* **Set exercise**
Pictures must not be retyped. Return exactly the lines from the one with "Write a Python" through the one with "0.76604, 0.76754, 0.76904]", both included, and no others.

+++++

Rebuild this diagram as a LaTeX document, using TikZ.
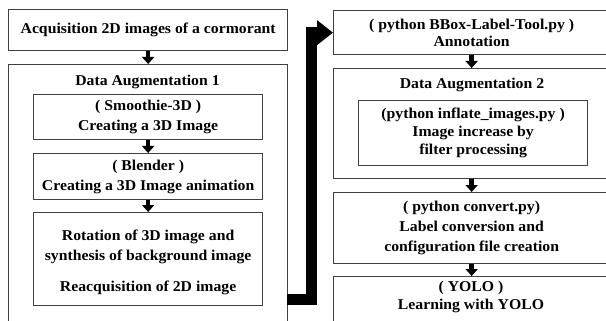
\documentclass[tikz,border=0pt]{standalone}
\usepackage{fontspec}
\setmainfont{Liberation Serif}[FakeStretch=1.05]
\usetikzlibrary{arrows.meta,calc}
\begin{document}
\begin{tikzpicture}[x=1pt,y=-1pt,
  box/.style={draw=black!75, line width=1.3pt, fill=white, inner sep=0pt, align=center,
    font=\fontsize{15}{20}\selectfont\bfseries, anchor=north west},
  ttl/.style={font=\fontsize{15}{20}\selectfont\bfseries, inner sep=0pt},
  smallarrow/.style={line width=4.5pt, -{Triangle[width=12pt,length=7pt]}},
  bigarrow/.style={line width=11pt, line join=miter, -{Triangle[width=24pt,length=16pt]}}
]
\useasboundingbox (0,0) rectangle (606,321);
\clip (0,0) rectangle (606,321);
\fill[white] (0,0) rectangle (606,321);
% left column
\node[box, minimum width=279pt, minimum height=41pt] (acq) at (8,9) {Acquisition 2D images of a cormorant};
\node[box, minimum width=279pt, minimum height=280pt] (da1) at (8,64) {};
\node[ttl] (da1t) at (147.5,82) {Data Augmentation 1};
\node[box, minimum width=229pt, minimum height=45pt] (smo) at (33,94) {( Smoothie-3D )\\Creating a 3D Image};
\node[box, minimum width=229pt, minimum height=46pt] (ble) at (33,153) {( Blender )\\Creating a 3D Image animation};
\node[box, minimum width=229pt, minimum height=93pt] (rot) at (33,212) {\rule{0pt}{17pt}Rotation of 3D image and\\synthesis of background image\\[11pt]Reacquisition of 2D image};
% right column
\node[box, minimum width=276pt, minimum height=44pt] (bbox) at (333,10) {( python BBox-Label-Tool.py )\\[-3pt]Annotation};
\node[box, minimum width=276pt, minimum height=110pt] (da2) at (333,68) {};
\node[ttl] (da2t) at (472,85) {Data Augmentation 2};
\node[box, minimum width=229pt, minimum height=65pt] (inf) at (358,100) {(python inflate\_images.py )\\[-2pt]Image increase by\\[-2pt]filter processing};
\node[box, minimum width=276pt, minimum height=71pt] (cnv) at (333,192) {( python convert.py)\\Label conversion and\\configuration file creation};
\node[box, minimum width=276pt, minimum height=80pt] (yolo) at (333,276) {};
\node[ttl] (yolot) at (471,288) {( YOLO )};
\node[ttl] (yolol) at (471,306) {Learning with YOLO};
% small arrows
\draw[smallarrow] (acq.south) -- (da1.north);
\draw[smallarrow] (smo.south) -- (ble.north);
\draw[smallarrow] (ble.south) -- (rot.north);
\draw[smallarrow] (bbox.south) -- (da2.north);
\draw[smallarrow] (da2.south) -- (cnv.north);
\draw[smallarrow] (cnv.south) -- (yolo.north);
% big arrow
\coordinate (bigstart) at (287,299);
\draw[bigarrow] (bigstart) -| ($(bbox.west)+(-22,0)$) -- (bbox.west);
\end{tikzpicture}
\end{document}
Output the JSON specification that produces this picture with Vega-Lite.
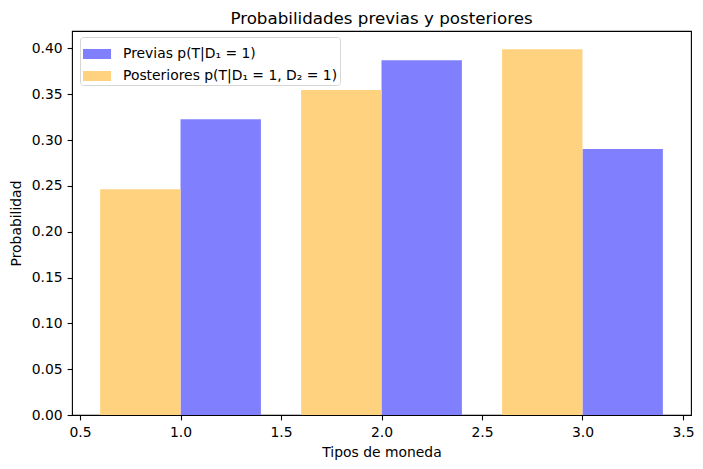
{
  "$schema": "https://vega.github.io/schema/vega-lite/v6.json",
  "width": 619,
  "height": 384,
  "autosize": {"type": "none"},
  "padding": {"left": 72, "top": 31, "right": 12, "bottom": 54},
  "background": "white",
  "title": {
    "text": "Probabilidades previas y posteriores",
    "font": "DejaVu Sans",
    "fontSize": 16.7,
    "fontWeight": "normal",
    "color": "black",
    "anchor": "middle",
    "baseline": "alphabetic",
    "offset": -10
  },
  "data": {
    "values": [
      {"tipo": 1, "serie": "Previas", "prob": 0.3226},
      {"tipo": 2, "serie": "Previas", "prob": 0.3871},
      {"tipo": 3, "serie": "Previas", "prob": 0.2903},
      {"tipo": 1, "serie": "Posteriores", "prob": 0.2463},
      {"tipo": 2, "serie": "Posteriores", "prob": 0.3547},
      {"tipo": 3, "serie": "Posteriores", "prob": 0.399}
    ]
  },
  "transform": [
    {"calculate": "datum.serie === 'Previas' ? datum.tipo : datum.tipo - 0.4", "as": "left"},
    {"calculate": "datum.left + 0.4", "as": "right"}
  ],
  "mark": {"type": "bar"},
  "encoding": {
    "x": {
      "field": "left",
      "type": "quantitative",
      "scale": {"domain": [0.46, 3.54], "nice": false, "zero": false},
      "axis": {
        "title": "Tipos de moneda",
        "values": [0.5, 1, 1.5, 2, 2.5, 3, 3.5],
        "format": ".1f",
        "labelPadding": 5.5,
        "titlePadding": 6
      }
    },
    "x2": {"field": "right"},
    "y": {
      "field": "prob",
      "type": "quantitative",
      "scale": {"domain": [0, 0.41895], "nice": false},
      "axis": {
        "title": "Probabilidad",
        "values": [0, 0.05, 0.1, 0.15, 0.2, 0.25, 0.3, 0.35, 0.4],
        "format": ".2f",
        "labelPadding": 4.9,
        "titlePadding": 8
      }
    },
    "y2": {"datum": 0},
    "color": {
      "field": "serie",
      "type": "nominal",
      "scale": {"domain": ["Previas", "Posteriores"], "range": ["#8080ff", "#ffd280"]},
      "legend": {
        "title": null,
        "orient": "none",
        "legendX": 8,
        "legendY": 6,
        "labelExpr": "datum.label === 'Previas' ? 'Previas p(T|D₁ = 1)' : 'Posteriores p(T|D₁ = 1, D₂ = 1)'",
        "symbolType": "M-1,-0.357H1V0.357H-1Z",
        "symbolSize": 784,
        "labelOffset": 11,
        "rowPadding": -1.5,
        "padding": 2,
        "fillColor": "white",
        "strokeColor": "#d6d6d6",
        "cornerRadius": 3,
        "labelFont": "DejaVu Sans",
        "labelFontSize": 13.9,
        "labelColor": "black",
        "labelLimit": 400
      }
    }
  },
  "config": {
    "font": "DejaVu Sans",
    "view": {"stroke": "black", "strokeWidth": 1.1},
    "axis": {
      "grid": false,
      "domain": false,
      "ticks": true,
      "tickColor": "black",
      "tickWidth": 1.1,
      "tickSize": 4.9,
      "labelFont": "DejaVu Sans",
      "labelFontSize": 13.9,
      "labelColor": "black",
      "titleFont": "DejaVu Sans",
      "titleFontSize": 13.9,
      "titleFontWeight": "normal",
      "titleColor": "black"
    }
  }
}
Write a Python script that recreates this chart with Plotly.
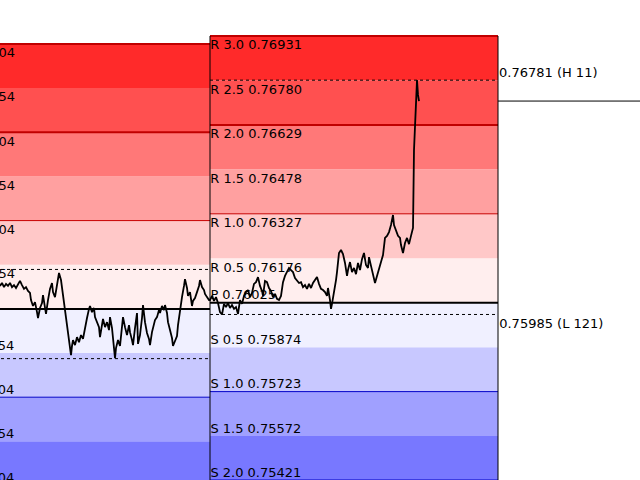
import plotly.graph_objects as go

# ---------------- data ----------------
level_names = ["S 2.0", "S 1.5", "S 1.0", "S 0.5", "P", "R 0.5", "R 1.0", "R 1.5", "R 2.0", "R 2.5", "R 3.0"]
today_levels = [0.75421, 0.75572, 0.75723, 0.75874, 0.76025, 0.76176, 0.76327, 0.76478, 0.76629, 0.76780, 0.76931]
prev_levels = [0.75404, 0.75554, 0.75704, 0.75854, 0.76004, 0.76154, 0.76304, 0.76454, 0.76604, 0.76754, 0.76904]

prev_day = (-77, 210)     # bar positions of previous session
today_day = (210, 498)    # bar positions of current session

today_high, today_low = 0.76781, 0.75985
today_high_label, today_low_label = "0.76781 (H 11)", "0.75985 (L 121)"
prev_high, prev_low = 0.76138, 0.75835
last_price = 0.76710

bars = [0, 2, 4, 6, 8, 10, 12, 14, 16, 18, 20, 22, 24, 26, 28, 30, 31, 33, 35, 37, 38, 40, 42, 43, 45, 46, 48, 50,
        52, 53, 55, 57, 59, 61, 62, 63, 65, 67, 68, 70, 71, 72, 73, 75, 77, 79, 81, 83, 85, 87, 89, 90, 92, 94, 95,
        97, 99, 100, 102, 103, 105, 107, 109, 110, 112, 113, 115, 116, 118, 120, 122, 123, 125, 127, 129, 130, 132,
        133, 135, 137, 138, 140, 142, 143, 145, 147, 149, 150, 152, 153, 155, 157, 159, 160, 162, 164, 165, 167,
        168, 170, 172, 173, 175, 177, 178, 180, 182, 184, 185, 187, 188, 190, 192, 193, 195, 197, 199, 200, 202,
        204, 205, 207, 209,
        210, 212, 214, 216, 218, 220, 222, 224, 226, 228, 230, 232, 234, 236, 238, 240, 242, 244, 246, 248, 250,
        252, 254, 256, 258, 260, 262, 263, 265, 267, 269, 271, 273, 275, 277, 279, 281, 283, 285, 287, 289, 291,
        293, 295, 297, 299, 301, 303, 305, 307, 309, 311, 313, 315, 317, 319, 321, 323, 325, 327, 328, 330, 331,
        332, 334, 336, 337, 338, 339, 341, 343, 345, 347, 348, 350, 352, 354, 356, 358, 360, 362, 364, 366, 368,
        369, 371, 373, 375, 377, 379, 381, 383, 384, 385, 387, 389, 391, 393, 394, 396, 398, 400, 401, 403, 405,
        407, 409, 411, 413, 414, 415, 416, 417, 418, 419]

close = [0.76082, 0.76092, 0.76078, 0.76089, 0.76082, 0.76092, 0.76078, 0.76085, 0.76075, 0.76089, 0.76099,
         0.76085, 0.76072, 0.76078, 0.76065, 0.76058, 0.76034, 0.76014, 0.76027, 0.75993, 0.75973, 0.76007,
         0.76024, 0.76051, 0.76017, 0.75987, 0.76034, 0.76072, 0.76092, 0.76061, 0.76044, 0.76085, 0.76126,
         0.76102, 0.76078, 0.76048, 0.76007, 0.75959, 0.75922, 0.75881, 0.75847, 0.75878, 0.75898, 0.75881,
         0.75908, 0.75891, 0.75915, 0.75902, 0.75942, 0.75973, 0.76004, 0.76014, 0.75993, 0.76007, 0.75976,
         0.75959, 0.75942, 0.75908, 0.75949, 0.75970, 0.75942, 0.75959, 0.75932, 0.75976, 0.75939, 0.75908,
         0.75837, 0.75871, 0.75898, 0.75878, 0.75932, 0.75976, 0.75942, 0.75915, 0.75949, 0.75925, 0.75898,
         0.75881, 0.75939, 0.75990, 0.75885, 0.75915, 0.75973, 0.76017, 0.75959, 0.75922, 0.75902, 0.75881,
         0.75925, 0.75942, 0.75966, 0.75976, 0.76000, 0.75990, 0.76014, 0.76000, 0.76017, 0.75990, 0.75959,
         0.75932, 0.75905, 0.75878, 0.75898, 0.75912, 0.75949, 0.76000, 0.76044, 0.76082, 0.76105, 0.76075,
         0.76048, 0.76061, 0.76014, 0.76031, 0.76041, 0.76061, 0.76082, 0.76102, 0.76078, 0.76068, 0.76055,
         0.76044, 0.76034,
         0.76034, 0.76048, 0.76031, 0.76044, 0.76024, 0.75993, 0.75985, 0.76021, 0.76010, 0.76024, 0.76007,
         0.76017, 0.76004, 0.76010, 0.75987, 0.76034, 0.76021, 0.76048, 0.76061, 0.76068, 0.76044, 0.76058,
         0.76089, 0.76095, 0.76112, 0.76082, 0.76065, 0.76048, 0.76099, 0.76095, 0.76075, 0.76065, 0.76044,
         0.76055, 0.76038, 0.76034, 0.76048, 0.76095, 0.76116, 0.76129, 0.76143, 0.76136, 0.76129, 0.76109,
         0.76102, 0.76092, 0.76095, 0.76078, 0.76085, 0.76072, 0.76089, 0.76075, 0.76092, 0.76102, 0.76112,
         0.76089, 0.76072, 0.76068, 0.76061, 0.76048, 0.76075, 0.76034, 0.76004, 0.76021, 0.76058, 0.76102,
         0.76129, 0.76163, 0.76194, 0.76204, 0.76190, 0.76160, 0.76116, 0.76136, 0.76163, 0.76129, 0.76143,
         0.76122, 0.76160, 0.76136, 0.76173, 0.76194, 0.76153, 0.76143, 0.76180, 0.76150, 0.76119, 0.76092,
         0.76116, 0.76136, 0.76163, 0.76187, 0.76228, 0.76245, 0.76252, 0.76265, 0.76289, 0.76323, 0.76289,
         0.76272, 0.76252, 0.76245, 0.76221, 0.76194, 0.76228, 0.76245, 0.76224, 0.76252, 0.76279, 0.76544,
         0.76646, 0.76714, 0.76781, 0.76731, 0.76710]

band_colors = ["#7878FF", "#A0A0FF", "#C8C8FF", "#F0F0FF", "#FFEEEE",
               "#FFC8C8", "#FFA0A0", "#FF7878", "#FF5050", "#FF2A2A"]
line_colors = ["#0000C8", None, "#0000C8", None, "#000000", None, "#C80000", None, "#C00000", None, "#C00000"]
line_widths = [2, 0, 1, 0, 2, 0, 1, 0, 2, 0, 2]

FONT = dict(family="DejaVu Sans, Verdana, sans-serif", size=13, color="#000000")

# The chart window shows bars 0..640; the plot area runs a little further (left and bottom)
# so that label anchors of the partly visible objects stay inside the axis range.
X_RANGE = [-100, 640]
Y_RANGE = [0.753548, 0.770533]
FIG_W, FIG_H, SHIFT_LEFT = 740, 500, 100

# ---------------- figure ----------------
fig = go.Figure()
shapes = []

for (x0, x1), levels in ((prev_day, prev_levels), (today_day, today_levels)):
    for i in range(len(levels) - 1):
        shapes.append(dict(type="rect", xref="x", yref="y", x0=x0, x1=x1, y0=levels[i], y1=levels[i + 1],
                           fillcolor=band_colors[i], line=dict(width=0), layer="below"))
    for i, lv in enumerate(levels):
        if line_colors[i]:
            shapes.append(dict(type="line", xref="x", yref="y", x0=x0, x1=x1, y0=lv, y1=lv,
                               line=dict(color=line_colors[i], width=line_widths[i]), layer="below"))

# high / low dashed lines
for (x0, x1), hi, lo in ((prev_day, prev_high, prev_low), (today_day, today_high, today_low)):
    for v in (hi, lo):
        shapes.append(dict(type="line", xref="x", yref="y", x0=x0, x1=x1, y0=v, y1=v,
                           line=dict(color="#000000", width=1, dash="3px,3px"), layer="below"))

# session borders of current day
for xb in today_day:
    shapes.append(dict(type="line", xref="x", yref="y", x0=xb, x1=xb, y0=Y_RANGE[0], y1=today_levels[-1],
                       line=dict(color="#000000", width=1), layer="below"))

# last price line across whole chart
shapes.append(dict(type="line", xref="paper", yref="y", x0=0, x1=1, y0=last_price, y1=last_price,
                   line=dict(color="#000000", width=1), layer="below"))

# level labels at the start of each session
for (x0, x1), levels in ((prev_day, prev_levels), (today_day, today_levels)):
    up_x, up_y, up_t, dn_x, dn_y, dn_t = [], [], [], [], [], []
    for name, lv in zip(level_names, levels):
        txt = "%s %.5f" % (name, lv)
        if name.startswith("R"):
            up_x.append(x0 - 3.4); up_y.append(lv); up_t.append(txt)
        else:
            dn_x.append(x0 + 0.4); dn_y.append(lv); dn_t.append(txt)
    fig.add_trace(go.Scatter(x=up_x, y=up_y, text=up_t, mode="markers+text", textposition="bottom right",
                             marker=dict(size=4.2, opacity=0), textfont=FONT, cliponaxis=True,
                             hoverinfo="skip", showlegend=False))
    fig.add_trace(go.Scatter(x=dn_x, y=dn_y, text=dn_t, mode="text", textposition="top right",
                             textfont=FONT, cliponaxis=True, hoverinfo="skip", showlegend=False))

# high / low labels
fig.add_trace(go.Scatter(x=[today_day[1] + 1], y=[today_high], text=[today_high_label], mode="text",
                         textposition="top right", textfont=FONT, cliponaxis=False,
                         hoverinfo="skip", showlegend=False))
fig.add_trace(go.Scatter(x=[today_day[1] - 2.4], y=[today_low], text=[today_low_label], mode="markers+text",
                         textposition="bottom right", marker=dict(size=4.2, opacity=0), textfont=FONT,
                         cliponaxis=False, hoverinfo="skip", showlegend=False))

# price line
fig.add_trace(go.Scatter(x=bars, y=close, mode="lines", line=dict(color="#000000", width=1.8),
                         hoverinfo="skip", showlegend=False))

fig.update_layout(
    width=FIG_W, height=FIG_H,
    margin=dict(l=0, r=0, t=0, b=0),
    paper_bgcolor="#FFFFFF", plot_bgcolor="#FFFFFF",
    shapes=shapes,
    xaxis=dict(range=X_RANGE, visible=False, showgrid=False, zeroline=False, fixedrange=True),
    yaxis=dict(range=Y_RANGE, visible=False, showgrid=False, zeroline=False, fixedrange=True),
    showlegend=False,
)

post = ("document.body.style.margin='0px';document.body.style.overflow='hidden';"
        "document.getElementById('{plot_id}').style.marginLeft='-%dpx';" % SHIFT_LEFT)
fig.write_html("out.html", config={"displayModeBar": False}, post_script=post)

+++++

* **Expected answer**
Write a Python script that recreates this chart with Plotly.
import plotly.graph_objects as go

# ---------------- data ----------------
level_names = ["S 2.0", "S 1.5", "S 1.0", "S 0.5", "P", "R 0.5", "R 1.0", "R 1.5", "R 2.0", "R 2.5", "R 3.0"]
today_levels = [0.75421, 0.75572, 0.75723, 0.75874, 0.76025, 0.76176, 0.76327, 0.76478, 0.76629, 0.76780, 0.76931]
prev_levels = [0.75404, 0.75554, 0.75704, 0.75854, 0.76004, 0.76154, 0.76304, 0.76454, 0.76604, 0.76754, 0.76904]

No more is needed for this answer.